Paul introduced himself in terms of Jesus and his call to apostleship, spoke of how often he prayed for the Roman Christians, and established his desire to meet with them for mutual edification (Romans 1:1-15). In Romans 1:16-17 Paul established a sort of “thesis” for much of what will follow (Romans 1:18-8:39): the Gospel is God’s power of salvation, the revelation of the righteousness of God from faith unto faith, for the righteous live by faith.
Paul began the defense of his thesis by establishing how all were shut up under sin and were unable to be justified by works of the Law (Romans 1:18-3:21). Pagan Gentiles should have known about God from His work in the creation and His divine image in humanity, but they did not honor God, served idols, and committed flagrantly evil transgressions (Romans 1:18-32). He then turned to the Jewish person: the one who judges others but does similar things is in no better position, for God shows no partiality in judgment (Romans 2:1-11); those who teach but do not follow are not justified, for the true circumcision is of the heart, whether Jew or Gentile (Romans 2:12-29). The Jewish people had the benefit of the message of God but did not prove faithful: all are under sin, and by Law no flesh shall be justified in God’s sight (Romans 3:1-20). Instead, God has provided a means of propitiation for sin through Jesus, and those who put their trust in Him can receive justification, both Jew and Gentile (Romans 3:21-30).
Paul then answered a series of expected responses and issues regarding justification by faith. Paul pointed out that God justified Abraham by his faith, that Abraham never deserved his standing, and received that justification while uncircumcised (Romans 4:1-15). Abraham’s trust in God leading to the birth of Isaac is a type of death and resurrection (Romans 4:16-25). Paul then worked through the implications of justification by faith in Christ: access by faith, grace to stand, and as the commendation of God’s love toward us (Romans 5:1-11). Paul further demonstrated the need for such redemption by comparing Adam and Jesus: as Adam sinned and sin spread to all, so Jesus gave His life once and allowed for justification and righteousness for all, for where transgression abounded, grace abounded even more (Romans 5:12-21).
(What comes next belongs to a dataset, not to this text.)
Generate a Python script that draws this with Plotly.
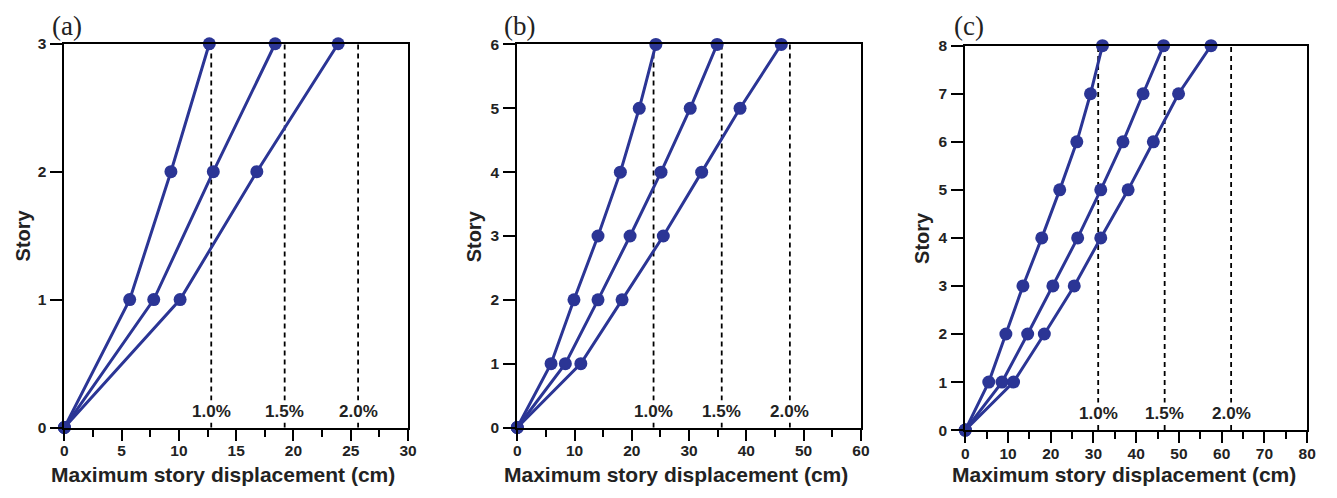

Christians are not to sin to get more grace: believers died to sin so as to no longer live in it; baptism is a type of death and resurrection, a death to sin to live in righteousness (Romans 6:1-14). Christians are not under law but under grace: not as license to sin but the ability to choose to serve righteousness and not sin (Romans 6:15-23).
As a wife whose husband is dead is no longer bound to him, so Jewish people are no longer bound to the Law of Moses thanks to the death of Christ (Romans 7:1-4). The Law is not sin: it is good, right, and holy, but in bringing that knowledge it provides sin an opportunity to deceive so that despite desiring to do good we end up doing the evil we do not wish to do; such is what it means to be under sin (Romans 7:5-25). In Christ we have been set free from the law of sin and death; we are free to walk according to the spirit, not the flesh; we are adopted as sons of God, co-heirs with Christ, and hope for the resurrection; God is for us, and who can be against us, and none can separate us from God’s love in Christ (Romans 8:1-39).
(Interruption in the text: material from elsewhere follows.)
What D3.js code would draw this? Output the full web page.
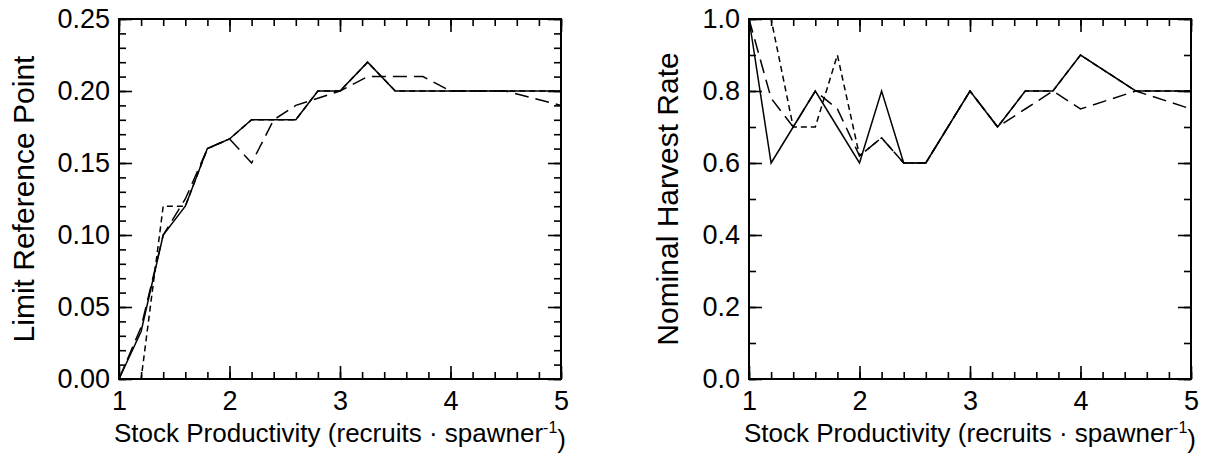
<!DOCTYPE html>
<html>
<head>
<meta charset="utf-8">
<script src="https://cdn.jsdelivr.net/npm/d3@7"></script>
<style>
  html, body { margin: 0; padding: 0; background: #fff; }
  svg { display: block; }
  text { font-family: "Liberation Sans", Arial, sans-serif; fill: #000; }
</style>
</head>
<body>
<svg id="chart" width="1223" height="457"></svg>
<script>
// ---------- data ----------
const productivity = [1, 1.2, 1.4, 1.6, 1.8, 2, 2.2, 2.4, 2.6, 2.8, 3, 3.25, 3.5, 3.75, 4, 4.5, 5];

const limitSolid = [0, 0.033, 0.10, 0.12, 0.16, 0.1667, 0.18, 0.18, 0.18, 0.20, 0.20, 0.22, 0.20, 0.20, 0.20, 0.20, 0.20];
const limitLongDash = [0, 0.036, 0.10, 0.125, 0.16, 0.1667, 0.15, 0.18, 0.19, 0.195, 0.20, 0.21, 0.21, 0.21, 0.20, 0.20, 0.19];
const limitShortDash = [0, 0, 0.12, 0.12, 0.16, 0.1667, 0.18, 0.18, 0.18, 0.20, 0.20, 0.22, 0.20, 0.20, 0.20, 0.20, 0.20];

const harvestSolid = [1.0, 0.6, 0.7, 0.8, 0.7, 0.6, 0.8, 0.6, 0.6, 0.7, 0.8, 0.7, 0.8, 0.8, 0.9, 0.8, 0.8];
const harvestLongDash = [1.0, 0.78, 0.7, 0.8, 0.75, 0.62, 0.67, 0.6, 0.6, 0.7, 0.8, 0.7, 0.75, 0.8, 0.75, 0.8, 0.75];
const harvestShortDash = [1.0, 1.0, 0.7, 0.7, 0.9, 0.62, 0.67, 0.6, 0.6, 0.7, 0.8, 0.7, 0.8, 0.8, 0.9, 0.8, 0.8];

const xMajorTicks = [1, 2, 3, 4, 5];
const limitMajorTicks = [0, 0.05, 0.10, 0.15, 0.20, 0.25];
const harvestMajorTicks = [0, 0.2, 0.4, 0.6, 0.8, 1.0];

const limitTitle = "Limit Reference Point";
const harvestTitle = "Nominal Harvest Rate";

// ---------- layout ----------
const svg = d3.select("#chart");
const TICKFONT = 27;
const XTITLEFONT = 26;
const YTITLEFONT = 30;
const panels = [
  { left: 119, right: 561, top: 19, bottom: 379, yMax: 0.25, majors: limitMajorTicks, minorStep: 0.01, fmt: d3.format(".2f"),
    title: limitTitle, titleX: 23, series: [limitSolid, limitLongDash, limitShortDash] },
  { left: 749, right: 1191, top: 19, bottom: 379, yMax: 1.0, majors: harvestMajorTicks, minorStep: 0.1, fmt: d3.format(".1f"),
    title: harvestTitle, titleX: 667, series: [harvestSolid, harvestLongDash, harvestShortDash] }
];
const dashes = [null, "14,7", "6,4"];

panels.forEach(p => {
  const x = d3.scaleLinear().domain([1, 5]).range([p.left, p.right]);
  const y = d3.scaleLinear().domain([0, p.yMax]).range([p.bottom, p.top]);
  const g = svg.append("g");

  const xMinor = d3.range(1, 5.0001, 0.2).map(v => +v.toFixed(2));
  const nMinorY = Math.round(p.yMax / p.minorStep);
  const yMinor = d3.range(0, nMinorY + 1).map(i => +(i * p.minorStep).toFixed(3));

  const MAJ = 13, MIN = 7;
  function addAxis(axis, transform) {
    const a = g.append("g").attr("transform", transform).call(axis);
    a.select(".domain").remove();
    a.selectAll(".tick line").attr("stroke", "#000").attr("stroke-width", 1.6);
    a.selectAll("text").style("font-size", TICKFONT + "px").attr("fill", "#000");
    return a;
  }
  // bottom
  addAxis(d3.axisBottom(x).tickValues(xMinor).tickSizeInner(-MIN).tickSizeOuter(0).tickFormat(""), `translate(0,${p.bottom})`);
  addAxis(d3.axisBottom(x).tickValues(xMajorTicks).tickSizeInner(-MAJ).tickSizeOuter(0).tickPadding(12).tickFormat(d3.format("d")), `translate(0,${p.bottom})`);
  // top
  addAxis(d3.axisTop(x).tickValues(xMinor).tickSizeInner(-MIN).tickSizeOuter(0).tickFormat(""), `translate(0,${p.top})`);
  addAxis(d3.axisTop(x).tickValues(xMajorTicks).tickSizeInner(-MAJ).tickSizeOuter(0).tickFormat(""), `translate(0,${p.top})`);
  // left
  addAxis(d3.axisLeft(y).tickValues(yMinor).tickSizeInner(-MIN).tickSizeOuter(0).tickFormat(""), `translate(${p.left},0)`);
  addAxis(d3.axisLeft(y).tickValues(p.majors).tickSizeInner(-MAJ).tickSizeOuter(0).tickPadding(9).tickFormat(p.fmt), `translate(${p.left},0)`);
  // right
  addAxis(d3.axisRight(y).tickValues(yMinor).tickSizeInner(-MIN).tickSizeOuter(0).tickFormat(""), `translate(${p.right},0)`);
  addAxis(d3.axisRight(y).tickValues(p.majors).tickSizeInner(-MAJ).tickSizeOuter(0).tickFormat(""), `translate(${p.right},0)`);

  // series
  const line = d3.line().x((d, i) => x(productivity[i])).y(d => y(d));
  p.series.forEach((s, k) => {
    g.append("path").datum(s)
      .attr("d", line)
      .attr("fill", "none")
      .attr("stroke", "#000")
      .attr("stroke-width", 1.5)
      .attr("stroke-dasharray", dashes[k]);
  });

  // frame
  g.append("rect")
    .attr("x", p.left).attr("y", p.top)
    .attr("width", p.right - p.left).attr("height", p.bottom - p.top)
    .attr("fill", "none").attr("stroke", "#000").attr("stroke-width", 2);

  // y title
  g.append("text")
    .attr("transform", `translate(${p.titleX},${(p.top + p.bottom) / 2}) rotate(-90)`)
    .attr("text-anchor", "middle")
    .attr("dy", "0.35em")
    .style("font-size", YTITLEFONT + "px")
    .text(p.title);

  // x title
  const xt = g.append("text")
    .attr("x", (p.left + p.right) / 2)
    .attr("y", 442)
    .attr("text-anchor", "middle")
    .style("font-size", XTITLEFONT + "px");
  xt.append("tspan").text("Stock Productivity (recruits \u00B7 spawner");
  xt.append("tspan").attr("dy", "-0.55em").style("font-size", "16px").text("-1");
  xt.append("tspan").attr("dy", "0.55em").text(")");
});
</script>
</body>
</html>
In Romans 9:1-11:36 Paul tackled the thorny questions regarding how God was just to cast off unfaithful Israel and bring in the Gentiles. He began by establishing how not all Abraham’s descendants received the promise and God is able to show mercy to whom He will, and He has chosen to show mercy to many of the Gentiles (Romans 9:1-33). Paul wants physical Israel to be saved: they have heard the message but have rejected it, and one must hear, believe, and confess to be saved (Romans 10:1-21). God has preserved a remnant of Israel; Israel is seen as an olive tree with some branches broken off and Gentiles as wild olive branches grafted in; the Gentiles are to make Israel jealous and repent; God’s ways are inscrutable (Romans 11:1-36).
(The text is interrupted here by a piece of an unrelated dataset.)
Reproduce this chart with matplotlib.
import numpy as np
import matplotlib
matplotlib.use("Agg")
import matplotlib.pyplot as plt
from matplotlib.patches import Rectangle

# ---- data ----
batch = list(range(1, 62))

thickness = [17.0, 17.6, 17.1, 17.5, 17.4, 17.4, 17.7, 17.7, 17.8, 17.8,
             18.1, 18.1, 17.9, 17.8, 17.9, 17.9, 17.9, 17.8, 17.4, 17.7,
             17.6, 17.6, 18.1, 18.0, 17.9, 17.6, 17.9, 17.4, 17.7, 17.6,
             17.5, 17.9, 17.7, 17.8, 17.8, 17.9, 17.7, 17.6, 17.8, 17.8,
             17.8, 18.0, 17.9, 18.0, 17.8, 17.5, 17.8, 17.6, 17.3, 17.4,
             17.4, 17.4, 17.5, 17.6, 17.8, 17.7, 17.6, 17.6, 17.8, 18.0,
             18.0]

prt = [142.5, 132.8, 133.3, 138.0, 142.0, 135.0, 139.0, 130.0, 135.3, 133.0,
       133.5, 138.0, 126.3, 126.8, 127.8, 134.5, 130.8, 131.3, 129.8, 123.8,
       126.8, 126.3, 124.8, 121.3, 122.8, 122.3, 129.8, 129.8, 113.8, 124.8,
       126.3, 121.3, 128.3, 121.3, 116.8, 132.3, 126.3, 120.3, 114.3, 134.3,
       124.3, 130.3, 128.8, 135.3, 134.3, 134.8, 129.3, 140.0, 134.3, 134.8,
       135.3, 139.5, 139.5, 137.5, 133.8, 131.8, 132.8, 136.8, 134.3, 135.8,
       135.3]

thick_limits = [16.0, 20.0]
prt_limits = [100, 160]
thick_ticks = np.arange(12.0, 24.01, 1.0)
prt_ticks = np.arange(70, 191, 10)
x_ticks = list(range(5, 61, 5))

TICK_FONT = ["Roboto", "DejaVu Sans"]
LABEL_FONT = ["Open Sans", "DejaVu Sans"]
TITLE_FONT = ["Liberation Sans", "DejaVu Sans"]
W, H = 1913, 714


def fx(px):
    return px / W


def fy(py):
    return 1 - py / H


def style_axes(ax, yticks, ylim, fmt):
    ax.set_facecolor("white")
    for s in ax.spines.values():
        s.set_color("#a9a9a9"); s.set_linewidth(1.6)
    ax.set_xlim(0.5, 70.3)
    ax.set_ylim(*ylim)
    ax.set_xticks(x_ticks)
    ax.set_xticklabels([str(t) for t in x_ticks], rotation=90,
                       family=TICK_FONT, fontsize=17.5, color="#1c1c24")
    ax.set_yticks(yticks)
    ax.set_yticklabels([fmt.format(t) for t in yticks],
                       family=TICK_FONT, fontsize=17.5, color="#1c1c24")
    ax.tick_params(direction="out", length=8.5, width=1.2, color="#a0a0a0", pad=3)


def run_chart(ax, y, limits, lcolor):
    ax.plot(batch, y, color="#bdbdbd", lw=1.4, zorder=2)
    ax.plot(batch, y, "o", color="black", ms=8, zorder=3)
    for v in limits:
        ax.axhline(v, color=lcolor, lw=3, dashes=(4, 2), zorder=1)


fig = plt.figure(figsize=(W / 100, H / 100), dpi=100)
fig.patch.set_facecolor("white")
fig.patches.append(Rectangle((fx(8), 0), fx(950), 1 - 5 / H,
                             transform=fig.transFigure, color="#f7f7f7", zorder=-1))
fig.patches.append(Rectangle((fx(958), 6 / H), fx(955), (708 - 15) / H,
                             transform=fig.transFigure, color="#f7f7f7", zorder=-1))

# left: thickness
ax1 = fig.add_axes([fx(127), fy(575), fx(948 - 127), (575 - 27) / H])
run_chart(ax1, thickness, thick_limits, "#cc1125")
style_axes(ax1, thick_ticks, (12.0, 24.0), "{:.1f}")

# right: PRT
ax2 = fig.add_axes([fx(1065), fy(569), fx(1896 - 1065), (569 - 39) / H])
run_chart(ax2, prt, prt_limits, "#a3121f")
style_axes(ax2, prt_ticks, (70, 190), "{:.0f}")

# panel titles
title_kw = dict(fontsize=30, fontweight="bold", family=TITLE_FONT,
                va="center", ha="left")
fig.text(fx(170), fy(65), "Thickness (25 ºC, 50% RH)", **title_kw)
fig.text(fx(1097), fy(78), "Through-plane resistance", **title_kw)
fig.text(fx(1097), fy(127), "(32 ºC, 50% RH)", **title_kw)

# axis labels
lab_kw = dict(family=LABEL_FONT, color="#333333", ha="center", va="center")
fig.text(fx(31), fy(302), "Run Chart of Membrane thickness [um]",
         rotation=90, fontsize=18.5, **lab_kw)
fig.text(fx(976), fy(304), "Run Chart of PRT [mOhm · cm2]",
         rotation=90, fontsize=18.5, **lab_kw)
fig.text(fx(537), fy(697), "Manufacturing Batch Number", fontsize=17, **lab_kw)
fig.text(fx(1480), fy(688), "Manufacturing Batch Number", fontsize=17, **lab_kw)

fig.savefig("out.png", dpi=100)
Paul concluded with exhortations and final greetings (Romans 12:1-16:27). Christians are to be living sacrifices, working together as a body, embodying Jesus to those without (Romans 12:1-21). Christians are to obey civil authorities and pay taxes, observing the great command to love their neighbors as themselves, and live as prepared for the Lord’s return (Romans 13:1-14). Christians were not to divide over matters of liberty, but respect each other’s consciences (Romans 14:1-23). Christians are to bear with each other with patience (Romans 15:1-7). Christ fulfilled the promises made to Israel and Gentiles were welcomed to give glory to God; Paul believed well regarding the Roman Christians, and spoke of how the Greek Christians were giving to the needs of Jewish Christians (Romans 15:8-31). Paul commended Phoebe, greeted many of the saints in Rome, warned about false teachers, provided greetings from his co-workers and Christians in Corinth, and provided final salutations (Romans 16:1-27).
Paul’s letter to the Romans has been hailed ever since as the ultimate treatise on salvation in Christ. We do well to learn from Paul, praise God for salvation in Christ, trust in the Lord, and obtain the resurrection in Him!